Until the seventeenth century, China was probably the most advanced country in the world. It had established a sophisticated bureaucratic system with a prosperous urban and commercial life. Its printing and paper making technologies were state of the art. Its skills in manufacturing porcelain and silk exceeded anything that could be found in Europe.
Even China’s maritime prowess was unmatched. Admiral Zheng He (1371–1433) led seven expeditions through the Indian Ocean all the way to the east coast of Africa, long before Italian explorer Columbus sailed the Atlantic and discovered America. Zheng He’s treasure ships were five times larger than Columbus’s Santa Maria.
At the time, the Chinese regarded other nations as barbarians, too remote from the center of the civilized world to be worthy of attention. As self-complacency set in, xenophobia spread. China turned inwards, pulled back Zheng He’s magnificent explorations, and built walls. It isolated itself from the rest of the world.
It took British cannons to awaken China a few hundred years later. For much of the nineteenth century, China suffered catastrophic wars with the British, French, Portuguese, and Japanese — all ending with humiliating defeats for China.
These events brought China to its knees. However, they also inspired the Chinese to find ways to make their country strong. Since then, generation after generation of Chinese thinkers, reformers, and revolutionaries searched wide and far for the remedies to restore China’s greatness. They have experimented with different modes of reform – be it social Darwinism, republicanism, Leninism, communism, or capitalism.
Today’s China, with President Xi Jinping at its helm, is continuing that quest — to make China great again. Xi’s “China Dream,” as he put it, is the “rejuvenation of the Chinese nation.” But the Chinese are pursuing it by embracing globalization and championing free trade and the interdependence of nations.
It was a shocking reality check that at the World Economic Forum in Davos early this year, President Xi Jinping delivered a staunch defense of globalization, and called for international cooperation on issues that threaten global prosperity and growth. That was in sharp contrast with the rhetoric of then President-elect Trump, who vowed to withdraw America from international engagement.
One thing the Chinese have learned from their painful past is that self-imposed isolation was the cause of China’s weakening and decline. America had better not repeat that mistake.

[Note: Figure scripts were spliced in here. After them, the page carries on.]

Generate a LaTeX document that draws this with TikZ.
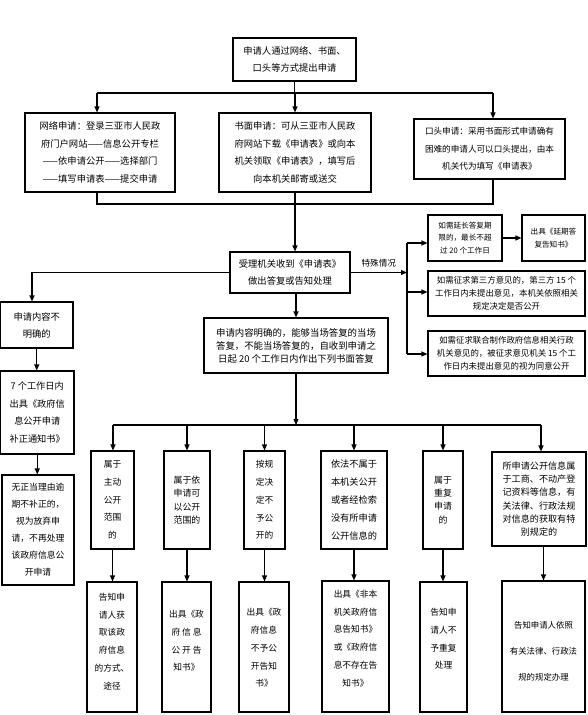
\documentclass[tikz,border=0pt]{standalone}
\usepackage{fontspec}
\setmainfont{Noto Sans CJK SC}
\usetikzlibrary{arrows.meta}
\begin{document}
\begin{tikzpicture}[x=1pt,y=-1pt,
  box/.style={draw, line width=1.1pt, inner sep=0pt, align=center},
  txt/.style={inner sep=0pt, align=center},
  arr/.style={line width=1.1pt, -{Triangle[length=6pt,width=5pt]}},
  ln/.style={line width=1.1pt},
  fbig/.style={font=\fontsize{9.3pt}{17.5pt}\selectfont},
  fmid/.style={font=\fontsize{8.4pt}{13pt}\selectfont},
  fsml/.style={font=\fontsize{7.6pt}{12.7pt}\selectfont},
  fcol/.style={font=\fontsize{8.7pt}{17.7pt}\selectfont},
  fcolt/.style={font=\fontsize{8.9pt}{13.4pt}\selectfont},
]
\fill[white] (0,0) rectangle (587,715);
\useasboundingbox (0,0) rectangle (587,715);

% top level
\node[box,fbig,minimum width=123pt,minimum height=43pt] (top) at (294.5,59.5) {申请人通过网络、书面、\\口头等方式提出申请};
\node[box,fbig,minimum width=150pt,minimum height=79pt] (net) at (100,152.5) {网络申请：登录三亚市人民政\\府门户网站——信息公开专栏\\——依申请公开——选择部门\\——填写申请表——提交申请};
\node[box,fbig,minimum width=152pt,minimum height=79pt] (write) at (295,152.5) {书面申请：可从三亚市人民政\\府网站下载《申请表》或向本\\机关领取《申请表》，填写后\\向本机关邮寄或送交};
\node[box,font=\fontsize{8.6pt}{17.5pt}\selectfont,minimum width=151pt,minimum height=60pt] (oral) at (489.5,149) {口头申请：采用书面形式申请确有\\困难的申请人可以口头提出，由本\\机关代为填写《申请表》};

\node[box,fbig,minimum width=120pt,minimum height=41pt] (recv) at (290,272.5) {受理机关收到《申请表》\\做出答复或告知处理};

% special cases
\node[box,fsml,minimum width=74pt,minimum height=46pt] (ext) at (465,238) {如需延长答复期\\限的，最长不超\\过 20 个工作日};
\node[box,fsml,minimum width=63pt,minimum height=46pt] (extout) at (553.5,238) {出具《延期答\\复告知书》};
\node[box,fmid,minimum width=157pt,minimum height=45pt] (third) at (506.5,293.5) {如需征求第三方意见的，第三方 15 个\\工作日内未提出意见，本机关依照相关\\规定决定是否公开};
\node[box,fmid,minimum width=157pt,minimum height=45pt] (joint) at (506.5,353.5) {如需征求联合制作政府信息相关行政\\机关意见的，被征求意见机关 15 个工\\作日内未提出意见的视为同意公开};

% left column
\node[box,font=\fontsize{9.3pt}{17pt}\selectfont,minimum width=72.5pt,minimum height=46pt] (unclear) at (36.75,325) {申请内容不\\明确的};
\node[box,font=\fontsize{9.2pt}{17.5pt}\selectfont,minimum width=73.5pt,minimum height=83pt] (notice7) at (37.25,412.5) {7 个工作日内\\出具《政府信\\息公开申请\\补正通知书》};
\node[box,font=\fontsize{8.8pt}{17pt}\selectfont,minimum width=72pt,minimum height=110pt] (abandon) at (38,530) {无正当理由逾\\期不补正的，\\视为放弃申\\请，不再处理\\该政府信息公\\开申请};

% clear request
\node[box,font=\fontsize{9.4pt}{13pt}\selectfont,minimum width=184pt,minimum height=55pt] (clear) at (296,345.5) {申请内容明确的，能够当场答复的当场\\答复，不能当场答复的，自收到申请之\\日起 20 个工作日内作出下列书面答复};

% categories
\node[box,fcol,minimum width=43pt,minimum height=98pt] (c1) at (112.5,500) {属于\\主动\\公开\\范围\\的};
\node[box,fcolt,minimum width=46pt,minimum height=98pt] (c2) at (187,500) {属于依\\申请可\\以公开\\范围的};
\node[box,fcol,minimum width=41pt,minimum height=98pt] (c3) at (264.5,500) {按规\\定决\\定不\\予公\\开的};
\node[box,font=\fontsize{9.2pt}{17.8pt}\selectfont,minimum width=66pt,minimum height=98pt] (c4) at (354,500) {依法不属于\\本机关公开\\或者经检索\\没有所申请\\公开信息的};
\node[box,fcolt,minimum width=40pt,minimum height=98pt] (c5) at (443,500) {属于\\重复\\申请\\的};
\node[box,font=\fontsize{9.1pt}{13.3pt}\selectfont,minimum width=94pt,minimum height=94pt] (c6) at (539,499) {所申请公开信息属\\于工商、不动产登\\记资料等信息，有\\关法律、行政法规\\对信息的获取有特\\别规定的};

% results (boxes, then their texts)
\node[box,minimum width=50pt,minimum height=130pt] (b1) at (112,647) {};
\node[box,minimum width=49pt,minimum height=130pt] (b2) at (186.5,647) {};
\node[box,minimum width=50pt,minimum height=130pt] (b3) at (264,647) {};
\node[box,minimum width=67pt,minimum height=131pt] (b4) at (355.5,646.5) {};
\node[box,minimum width=47pt,minimum height=130pt] (b5) at (443.5,647) {};
\node[box,minimum width=83pt,minimum height=131pt] (b6) at (543.5,646.5) {};
\node[txt,fcol] (b1t) at (112,641.5) {告知申\\请人获\\取该政\\府信息\\的方式、\\途径};
\node[txt,fcol] (b2t) at (186.5,641) {出具《政\\府 信 息\\公 开 告\\知书》};
\node[txt,fcol] (b3t) at (264,648) {出具《政\\府信息\\不予公\\开告知\\书》};
\node[txt,fcol] (b4t) at (355.5,638.5) {出具《非本\\机关政府信\\息告知书》\\或《政府信\\息不存在告\\知书》};
\node[txt,fcol] (b5t) at (443.5,639) {告知申\\请人不\\予重复\\处理};
\node[txt,font=\fontsize{8.4pt}{26pt}\selectfont] (b6t) at (543.5,651) {告知申请人依照\\有关法律、行政法\\规的规定办理};

% connectors: top to three methods
\coordinate (jl) at (97,93);
\coordinate (jr) at (493,93);
\draw[ln] (top.south) -- (top.south |- jl);
\draw[ln] (jl) -- (jr);
\draw[arr] (jl) -- (jl |- net.north);
\draw[arr] (write.north |- jl) -- (write.north);
\draw[arr] (jr) -- (jr |- oral.north);

% collecting
\coordinate (cl) at (97,204);
\coordinate (cr) at (493,204);
\draw[ln] (cl |- net.south) -- (cl) -- (cr) -- (cr |- oral.south);
\draw[arr] (write.south) -- (write.south |- recv.north);

% special cases
\coordinate (sp) at (407,272.5);
\coordinate (s1) at (407,243);
\coordinate (s2) at (407,292);
\coordinate (s3) at (407,354);
\draw[arr] (recv.east) -- (sp) node[midway,above=1pt,font=\fontsize{8.6pt}{10pt}\selectfont] {特殊情况};
\draw[ln] (s1) -- (s3);
\draw[arr] (s1) -- (s1 -| ext.west);
\draw[arr] (s2) -- (s2 -| third.west);
\draw[arr] (s3) -- (s3 -| joint.west);
\draw[arr] (ext.east) -- (extout.west);

% left branch
\coordinate (lk) at (32,272.5);
\draw[arr] (recv.west) -- (lk) -- (lk |- unclear.north);
\draw[arr] (unclear.south) -- (unclear.south |- notice7.north);
\draw[arr] (notice7.south) -- (notice7.south |- abandon.north);

% clear branch
\draw[arr] (clear.north |- recv.south) -- (clear.north);
\coordinate (dl) at (113,425);
\coordinate (dr) at (541,425);
\draw[ln] (dl) -- (dr);
\draw[arr] (clear.south) -- (clear.south |- dl);
\draw[arr] (dl) -- (dl |- c1.north);
\draw[arr] (c2.north |- dl) -- (c2.north);
\draw[arr] (c3.north |- dl) -- (c3.north);
\draw[arr] (c4.north |- dl) -- (c4.north);
\draw[arr] (c5.north |- dl) -- (c5.north);
\draw[arr] (dr) -- (dr |- c6.north);

% categories to results
\draw[arr] (c1.south) -- (c1.south |- b1.north);
\draw[arr] (c2.south) -- (c2.south |- b2.north);
\draw[arr] (c3.south) -- (c3.south |- b3.north);
\draw[arr] (c4.south) -- (c4.south |- b4.north);
\draw[arr] (c5.south) -- (c5.south |- b5.north);
\draw[arr] (b6.north |- c6.south) -- (b6.north);
\end{tikzpicture}
\end{document}
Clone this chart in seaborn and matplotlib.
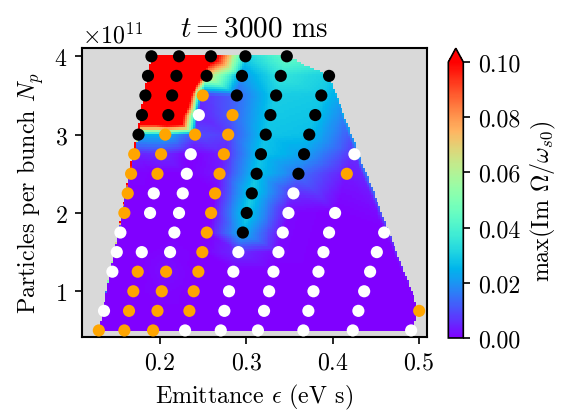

Today, the Chinese are no longer inward looking. They have been relentlessly learning from other countries. Turning on Chinese TV (supposedly censored TV stations such as Phoenix News), you will be surprised how much you can learn about what’s happening in other countries, such as France’s independent frontrunner Emmanuel Macron and South Korea’s impeachment of Park Guen-hye (on the other hand, American TV stations are obsessed with stories about Americans, which is a sign of being inward looking).
Trump blames globalization as the reason for American job losses, and laments that America is being “raped by China.” However, for anyone who travels the world, it’s clear that globalization is really westernization. Western ideas, products, lifestyles, and technologies have been spreading to all parts of the world. Anyone who has visited China recently would notice that cities such as Beijing and Shanghai look more westernized than any western country.
That means the Chinese are not afraid of westernization. Moving forward, globalization may have elements of easternization as well because the center of global economic activities is moving east. Americans should not be afraid of this either.
It’s unlikely President Trump will heed any of President Xi’s advice. But the only way to make America great again is NOT to go down the path of protectionism and isolationism. America will be great if it embraces the changes and competes internationally. Isn’t that what America is good at?